In 1984, Landoll received a $43 million contract (a record for a small business). It would lead to manufacturing and assembly contracts for the U.S. military. 

And Landoll hasn’t been without a government contract since. “The big contracts allow you to justify buying the very best equipment and technology,” he says. “And at the end of the contract, you still have the very best.” For example, the world-class technology secured to produce 2,000 military wreckers has lived long beyond that contract, and is employed on the firm’s seedbed preparation and trailer production today.

Special Recognition to Suppliers

Prior to a community- and family-oriented celebration in Marysville, Kan., in May 2014 to celebrate his company’s 50th anniversary, Founder Don Landoll hosted a luncheon for his suppliers, lenders, dealers and colleagues of the Farm Equipment Manufacturers Assn. who he credits as critical to his success since meager beginnings in 1963.


Landoll’s luncheon remarks reinforced the authenticity of the relationships he’s built. Employees, dealers, suppliers and lenders are all the foundations of the business, he says.

He did something there that we’ve never seen done before, even in companies one-tenth of his size. He directed each of the hundreds of guests (including this editor) to take the roving microphone and introduce themselves and their company. Following each introduction, while speaking in the center of the room with his own mic, he shared an off-the-cuff memory and anecdote on each. Following the meal, he personally led the group on a 3.5-hour tour of the production facilities, which included Landoll’s own self-designed and built plant machinery. The day culminated in the larger community celebration, featuring supper, music and fireworks. The attendance was not exactly known, but Landoll recalls that nearly 6,000 meals were served at the event — in a town with a population of 3,100.

“We loved working with Don and the people at Landoll,” says Marlon Cohn, retired owner/president of Haven Steel, which has supplied Landoll for the last 40 years. “They do business the way it should be done — concise and efficiently. At plant visits we’d cover all of our business, and then we’d be treated to lunch at Landoll Lanes or The Cattle Barn.”

If you’ve ever been on a plant tour at Landoll (open to everyone who offers reciprocity), it’s clear that he intimately knows each of his production machines. Landoll made a personal pledge to build the most advanced tillage factory in America, and his lineup includes 9 plate laser cutters, 4 tube lasers, 6 CNC press brakes, 25 CNC machining centers, a water-jet cutting table and one of the nation’s first fiber-optic laser cutters. 

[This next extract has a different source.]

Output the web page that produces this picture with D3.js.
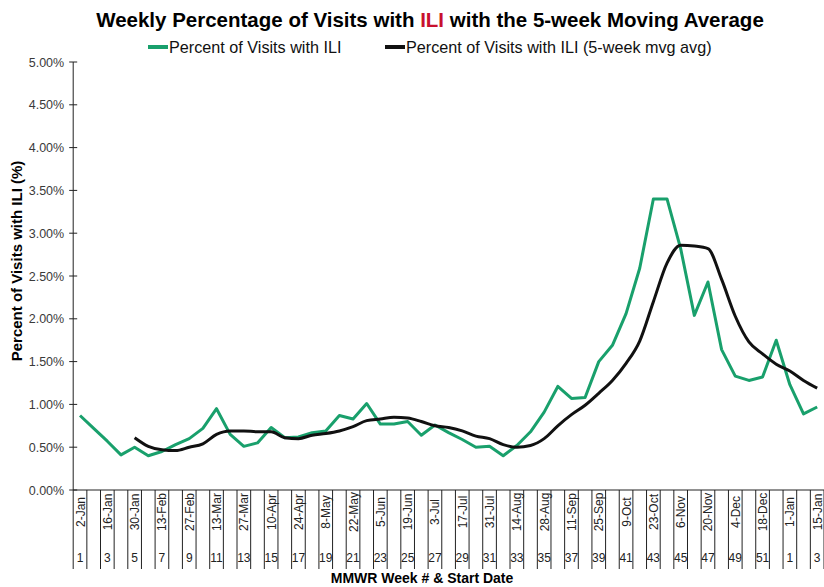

His goal of building the most advanced tillage factory in America led Landoll to search for robotic welders. When he couldn’t find a robotic welder to meet his requirements, he built his own — on three different occasions. Today, more than 30 welding robots dot the plant. He’s proud of the vertical integration of “bringing plate and tubing in the door and shipping out a finished product.” 

Strong Foundation

Today, the company has nearly 1 million square feet of manufacturing capacity, nearly 1,000 employees and ships its products to 39 nations. In addition to its ag equipment core are 4 other divisions — construction, forklifts, trailers and OEM/government.

Landoll sees a bright future for his shortline ag products because majors don’t focus on tillage. “Their sales volumes are in tractors, combines and planters. When you look at the percent of their income from tillage, it’s small. There’ll always be a need for innovative products.” 

The word “foundation” is how he describes his philosophy, something he worked on from the day he put out his own shingle. And it applies to every aspect of his business. “It’s so important to have a solid foundation underneath you —  in anything you do. The ups and downs come, but a strong foundation always carried us.”

He continues to stress his vertical integration, diversification and his belief that one man’s problem reveals another man’s opportunity. “The world’s greatest entrepreneur still must solve somebody’s problem to find success,” he says.